Research software projects are all about empowering research teams with the tools that they need; it’s one thing to have the code written, but it’s only useful once it’s understood by and integrated with the research group. This presents a unique challenge for server-side applications, which often form a core piece of the research infrastructure but require specific technical skills to operate securely.
To help address this problem, and to enable researchers to better take advantage of their organisation’s free or low-cost server computing facilities, we’ve created an open source tool, grant_remote_access, for temporary remote assistance of Linux servers. If a host user runs the tool, it opens a tunnel through which authorised users at Dreaming Spires can temporarily log in to the system through a shared, monitored, and terminable session. The host can monitor and view in real-time all the commands that are being run, and are fully empowered to close the session at any point. The result is that we can provide secure remote access support on any Linux system, helping to train users as we go!
When invoked, grant_remote_access sets up a temporary remote connection to our proxy server, and opens a secure remote access tunnel through it. Access through the tunnel is restricted to our unique remote access key, to provide cryptographic guarantees about those who can log in.
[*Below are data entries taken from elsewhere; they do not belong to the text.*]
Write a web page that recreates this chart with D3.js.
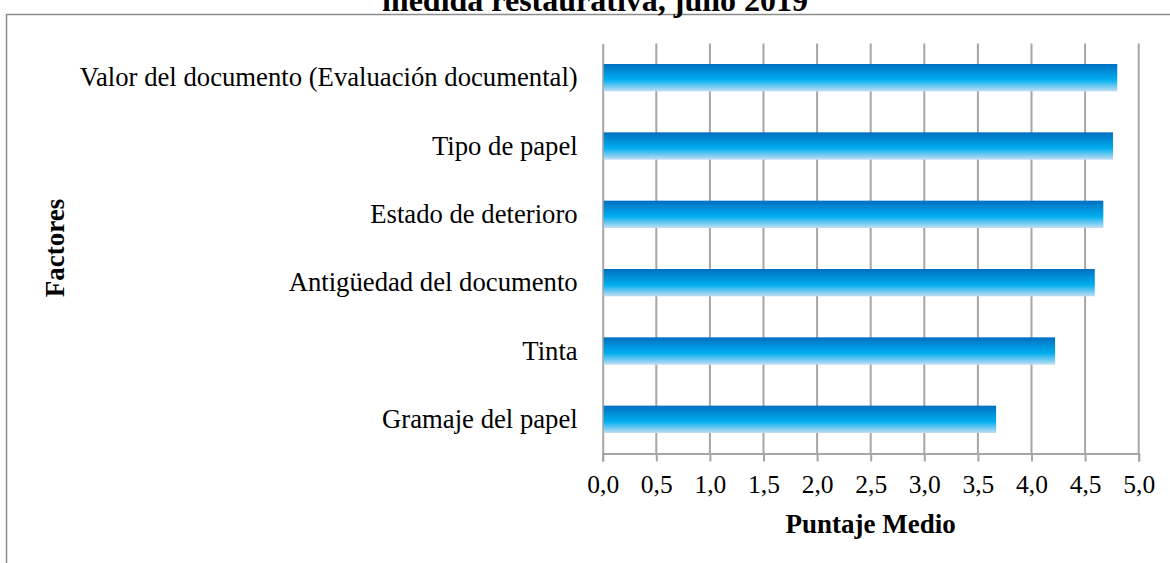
<!DOCTYPE html>
<html>
<head>
<meta charset="utf-8">
<script src="https://cdn.jsdelivr.net/npm/d3@7"></script>
<style>
  html, body { margin: 0; padding: 0; background: #fff; }
  svg { display: block; }
  text { font-family: "Liberation Serif", "Times New Roman", serif; fill: #000; }
</style>
</head>
<body>
<svg id="chart" width="1170" height="563"></svg>
<script>
// Factores evaluados y su puntaje medio (de arriba hacia abajo)
const factores = [
  "Valor del documento (Evaluación documental)",
  "Tipo de papel",
  "Estado de deterioro",
  "Antigüedad del documento",
  "Tinta",
  "Gramaje del papel"
];
const puntajes = [4.80, 4.76, 4.67, 4.59, 4.22, 3.67];
const ticks = [0, 0.5, 1, 1.5, 2, 2.5, 3, 3.5, 4, 4.5, 5];
const titulo = "medida restaurativa, julio 2019";
const ejeX = "Puntaje Medio";
const ejeY = "Factores";

const svg = d3.select("#chart");
const plot = { left: 602.7, right: 1138.7, top: 43.5, bottom: 453.5 };
const gridColor = "#a6a6a6";

// Marco del área del gráfico
svg.append("rect")
  .attr("x", 6.5).attr("y", 14.5)
  .attr("width", 1200).attr("height", 600)
  .attr("fill", "none").attr("stroke", "#8c8c8c").attr("stroke-width", 1.5);

// Título (la parte superior queda fuera del lienzo)
svg.append("text")
  .attr("x", 595).attr("y", 11)
  .attr("text-anchor", "middle")
  .style("font-size", "32px").style("font-weight", "bold")
  .text(titulo);

const x = d3.scaleLinear().domain([0, 5]).range([plot.left, plot.right]);
const y = d3.scaleBand().domain(factores).range([plot.top, plot.bottom]).paddingInner(0.6).paddingOuter(0.3);

// Degradado vertical de las barras
const grad = svg.append("defs").append("linearGradient")
  .attr("id", "barGrad").attr("x1", 0).attr("y1", 0).attr("x2", 0).attr("y2", 1);
grad.append("stop").attr("offset", "0%").attr("stop-color", "#006fc0");
grad.append("stop").attr("offset", "58%").attr("stop-color", "#00aeef");
grad.append("stop").attr("offset", "100%").attr("stop-color", "#c2def3");

// Líneas de cuadrícula verticales
svg.append("g")
  .selectAll("line")
  .data(ticks.slice(1))
  .join("line")
  .attr("x1", d => x(d)).attr("x2", d => x(d))
  .attr("y1", plot.top).attr("y2", plot.bottom)
  .attr("stroke", gridColor).attr("stroke-width", 2);

// Eje X
const xAxis = d3.axisBottom(x)
  .tickValues(ticks)
  .tickSize(8)
  .tickPadding(13)
  .tickFormat(d => d.toFixed(1).replace(".", ","));
const gx = svg.append("g")
  .attr("transform", `translate(0,${plot.bottom})`)
  .call(xAxis);
gx.select(".domain").attr("stroke", gridColor).attr("stroke-width", 2);
gx.selectAll(".tick line").attr("stroke", gridColor).attr("stroke-width", 2);
gx.selectAll(".tick text")
  .style("font-family", "'Liberation Serif', 'Times New Roman', serif")
  .style("font-size", "25.5px").attr("fill", "#000");

// Eje Y
const yAxis = d3.axisLeft(y).tickSize(0).tickPadding(25);
const gy = svg.append("g")
  .attr("transform", `translate(${plot.left},0)`)
  .call(yAxis);
gy.select(".domain").attr("stroke", gridColor).attr("stroke-width", 2);
gy.selectAll(".tick text")
  .style("font-family", "'Liberation Serif', 'Times New Roman', serif")
  .style("font-size", "26.7px").attr("fill", "#000");

// Barras
svg.append("g")
  .selectAll("rect")
  .data(factores.map((f, i) => ({ f, v: puntajes[i] })))
  .join("rect")
  .attr("x", x(0) + 1)
  .attr("y", d => y(d.f))
  .attr("width", d => x(d.v) - x(0) - 1)
  .attr("height", y.bandwidth())
  .attr("fill", "url(#barGrad)");

// Títulos de los ejes
svg.append("text")
  .attr("x", (plot.left + plot.right) / 2).attr("y", 533)
  .attr("text-anchor", "middle")
  .style("font-size", "27px").style("font-weight", "bold")
  .text(ejeX);

svg.append("text")
  .attr("transform", "translate(64,248) rotate(-90)")
  .attr("text-anchor", "middle")
  .style("font-size", "27px").style("font-weight", "bold")
  .text(ejeY);
</script>
</body>
</html>
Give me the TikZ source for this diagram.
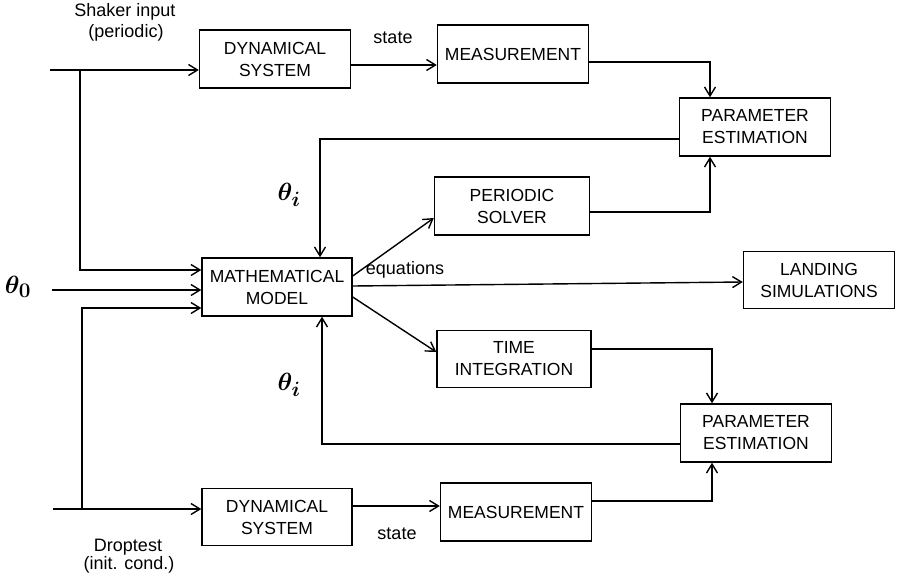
\documentclass[tikz,border=0pt]{standalone}
\usepackage{fontspec}
\setmainfont{Liberation Sans}
\usepackage{tikz}
\usetikzlibrary{arrows.meta}

\begin{document}
\begin{tikzpicture}[
    x=1pt, y=-1pt,
    line width=1.4pt,
    >={Straight Barb[length=9pt, width=11pt, line width=1.4pt]},
    block/.style={draw, align=center, minimum width=151pt, minimum height=58pt,
        inner sep=1pt, font=\fontsize{17.5}{22}\selectfont},
    lbl/.style={font=\fontsize{18}{20}\selectfont, inner sep=0pt},
    param/.style={font=\fontsize{24.88}{28}\selectfont\boldmath, inner sep=0pt}
]
\useasboundingbox (0,0) rectangle (899,578);

\node[block] (dsTop) at (275,59) {DYNAMICAL\\SYSTEM};
\node[block] (measTop) at (513,54) {MEASUREMENT};
\node[block] (peTop) at (755,127) {PARAMETER\\ESTIMATION};
\node[block, minimum width=155pt] (solver) at (512,206) {PERIODIC\\SOLVER};
\node[block, minimum width=150pt] (model) at (277,287) {MATHEMATICAL\\MODEL};
\node[block, minimum height=57pt] (landing) at (819,280) {LANDING\\SIMULATIONS};
\node[block, minimum width=154pt, minimum height=57pt] (timeint) at (514,359) {TIME\\INTEGRATION};
\node[block] (peBot) at (756,433) {PARAMETER\\ESTIMATION};
\node[block, minimum width=150pt, minimum height=57pt] (dsBot) at (277,517) {DYNAMICAL\\SYSTEM};
\node[block] (measBot) at (516,512) {MEASUREMENT};

\node[lbl] (shaker) at (125,12) {Shaker input};
\node[lbl] (periodic) at (126,33) {(periodic)};
\node[lbl] (droptest) at (128,547) {Droptest};
\node[lbl] (initcond) at (129,565) {(init. cond.)};
\node[lbl] (stateTop) at (393,38) {state};
\node[lbl] (stateBot) at (397,534) {state};
\node[lbl] (equations) at (405,270) {equations};
\node[param] (thetaZero) at (18,287) {$\theta_0$};
\node[param] (thetaTop) at (289,195) {$\theta_i$};
\node[param] (thetaBot) at (289,385) {$\theta_i$};

\coordinate (inTop) at (50,70);
\coordinate (brTop) at (80,70);
\coordinate (inZero) at (52,290);
\coordinate (inBot) at (53,509);
\coordinate (brBot) at (82,509);

\draw[->] (inTop) -- (inTop -| dsTop.west);
\draw[->] (brTop) |- ([yshift=17pt]model.west);
\draw[->] (inZero) -- (inZero -| model.west);
\draw[->] (brBot) |- ([yshift=-21pt]model.west);
\draw[->] (inBot) -- (inBot -| dsBot.west);

\draw[->] ([yshift=-6pt]dsTop.east) -- ([yshift=-11pt]measTop.west);
\draw[->] ([yshift=-8pt]measTop.east) -| ([xshift=-45pt]peTop.north);
\draw[->] ([yshift=-12pt]peTop.west) -| ([xshift=43pt]model.north);
\draw[->] ([yshift=-6pt]solver.east) -| ([xshift=-45pt]peTop.south);
\draw[->] ([yshift=11pt]model.east) -- ([yshift=-12pt]solver.west);
\draw[->] ([yshift=1pt]model.east) -- ([yshift=-2pt]landing.west);
\draw[->] ([yshift=-10pt]model.east) -- ([yshift=7pt]timeint.west);
\draw[->] ([yshift=10pt]timeint.east) -| ([xshift=-44pt]peBot.north);
\draw[->] ([yshift=-11pt]peBot.west) -| ([xshift=45pt]model.south);
\draw[->] ([yshift=11pt]dsBot.east) -- ([yshift=6pt]measBot.west);
\draw[->] ([yshift=11pt]measBot.east) -| ([xshift=-44pt]peBot.south);
\end{tikzpicture}
\end{document}
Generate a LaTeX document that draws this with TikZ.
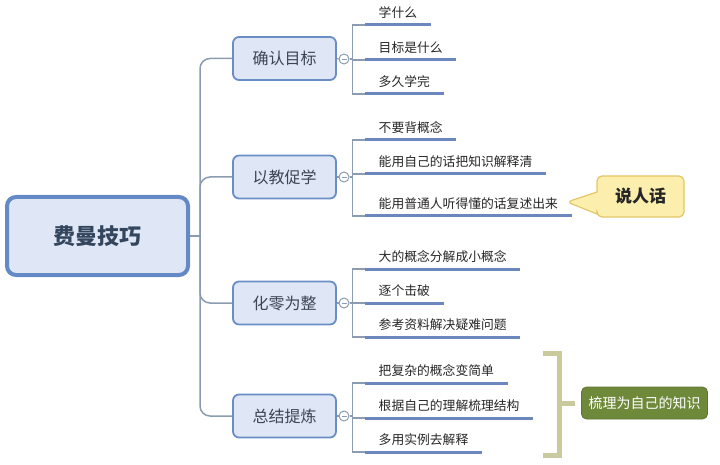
\documentclass[tikz,border=0pt]{standalone}
\usepackage{fontspec}
\setmainfont{Noto Sans CJK SC}
\usetikzlibrary{shapes.callouts}
\definecolor{boxfill}{HTML}{DFE6F5}
\definecolor{boxline}{HTML}{6B8DC6}
\definecolor{rootline}{HTML}{6489C4}
\definecolor{trunkc}{HTML}{8C9CB0}
\definecolor{ulinec}{HTML}{6C86BE}
\definecolor{txtc}{HTML}{262626}
\definecolor{l1txt}{HTML}{3A4555}
\definecolor{roottxt}{HTML}{34465E}
\definecolor{sayfill}{HTML}{FCEFAE}
\definecolor{sayline}{HTML}{E4C566}
\definecolor{brk}{HTML}{C9CA9D}
\definecolor{greenbox}{HTML}{6F893B}
\tikzset{
  rootbox/.style={draw=rootline, fill=boxfill, line width=4pt, rounded corners=9pt,
    minimum width=181pt, minimum height=78pt, inner sep=0pt, text=roottxt,
    font=\fontsize{22}{22}\selectfont\bfseries},
  lvone/.style={draw=boxline, fill=boxfill, line width=1.8pt, rounded corners=6pt,
    minimum width=103pt, minimum height=43pt, inner sep=0pt, text=l1txt,
    font=\fontsize{16}{16}\selectfont},
  fold/.style={circle, draw=trunkc, fill=white, line width=1pt, minimum size=10pt, inner sep=0pt,
    path picture={\draw[trunkc, line width=0.8pt] ([xshift=-2.5pt]path picture bounding box.center) -- ([xshift=2.5pt]path picture bounding box.center);}},
  leaf/.style={anchor=south west, inner xsep=13.5pt, inner ysep=5pt, text height=11pt, text depth=2pt,
    text=txtc, font=\fontsize{12.8}{13}\selectfont},
  uline/.style={draw=ulinec, line width=3pt},
  trunk/.style={draw=trunkc, line width=1.5pt, rounded corners=10pt},
  conn/.style={draw=trunkc, line width=1.2pt},
}
\begin{document}
\begin{tikzpicture}[x=1pt,y=-1pt]
\useasboundingbox (0,0) rectangle (720,465);
% root
\node[rootbox] (root) at (97.5,236) {费曼技巧};
% level one
\node[lvone] (b1) at (284.5,58.5) {确认目标};
\node[lvone] (b2) at (284.5,177) {以教促学};
\node[lvone] (b3) at (284.5,303) {化零为整};
\node[lvone] (b4) at (284.5,416) {总结提炼};
\coordinate (j) at (200,236);
\draw[trunkc, line width=1.5pt] (root.east) -- (j);
\foreach \b in {b1,b2,b3,b4} \draw[trunk] (j) |- (\b.west);
% fold circles
\node[fold] (c1) at (344,59) {};
\node[fold] (c2) at (344,177) {};
\node[fold] (c3) at (344,303) {};
\node[fold] (c4) at (344,416) {};
\foreach \i in {1,2,3,4} \draw[conn] (b\i.east) -- (c\i.west);
% leaves
\node[leaf] (a11) at (365,25) {学什么};
\node[leaf] (a12) at (365,60) {目标是什么};
\node[leaf] (a13) at (365,94) {多久学完};
\node[leaf] (a21) at (365,140) {不要背概念};
\node[leaf] (a22) at (365,174) {能用自己的话把知识解释清};
\node[leaf] (a23) at (365,216) {能用普通人听得懂的话复述出来};
\node[leaf] (a31) at (365,269) {大的概念分解成小概念};
\node[leaf] (a32) at (365,303) {逐个击破};
\node[leaf] (a33) at (365,337) {参考资料解决疑难问题};
\node[leaf] (a41) at (365,383) {把复杂的概念变简单};
\node[leaf] (a42) at (365,418) {根据自己的理解梳理结构};
\node[leaf] (a43) at (365,452) {多用实例去解释};
\foreach \i in {1,2,3,4} {
  \foreach \k in {1,2,3} {
    \draw[conn] (c\i.east) -- ([xshift=3pt]c\i.east) |- (a\i\k.south west);
  }
}
\foreach \i in {1,2,3,4} {
  \foreach \k in {1,2,3} {
    \draw[uline] (a\i\k.south west) -- (a\i\k.south east);
  }
}
% callout
\node[rectangle callout, draw=sayline, fill=sayfill, line width=1.2pt, rounded corners=5pt,
  minimum width=87pt, minimum height=41pt, inner sep=0pt,
  callout absolute pointer={(567,202)}, callout pointer width=22pt,
  text=txtc, font=\fontsize{17}{17}\selectfont\bfseries] (say) at (640.5,196.5) {说人话};
% bracket and summary
\draw[brk, line width=5pt] (543,353) -- (559,353) -- (559,455) -- (543,455);
\draw[brk, line width=5pt] (559,403) -- (575,403);
\node[draw=greenbox!85!black, fill=greenbox, line width=0.8pt, rounded corners=5pt,
  minimum width=126pt, minimum height=32pt, inner sep=0pt, text=white,
  font=\fontsize{14}{14}\selectfont] (sum) at (644.5,403) {梳理为自己的知识};
\end{tikzpicture}
\end{document}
Once a connection has been established, both parties end up in a shared tmux session, so that the commands that are executed are visible to both parties. This is useful as a security measure, as well as aiding learning about the command-line nature of the system.
Finally, when the host closes the connection, or their terminal window, the remote tunnel is immediately closed.
Of course, grant_remote_access is repurposable for any remote access use case by modifying the preloaded key and server details. Feel free to play with it, and contribute back any changes you find useful!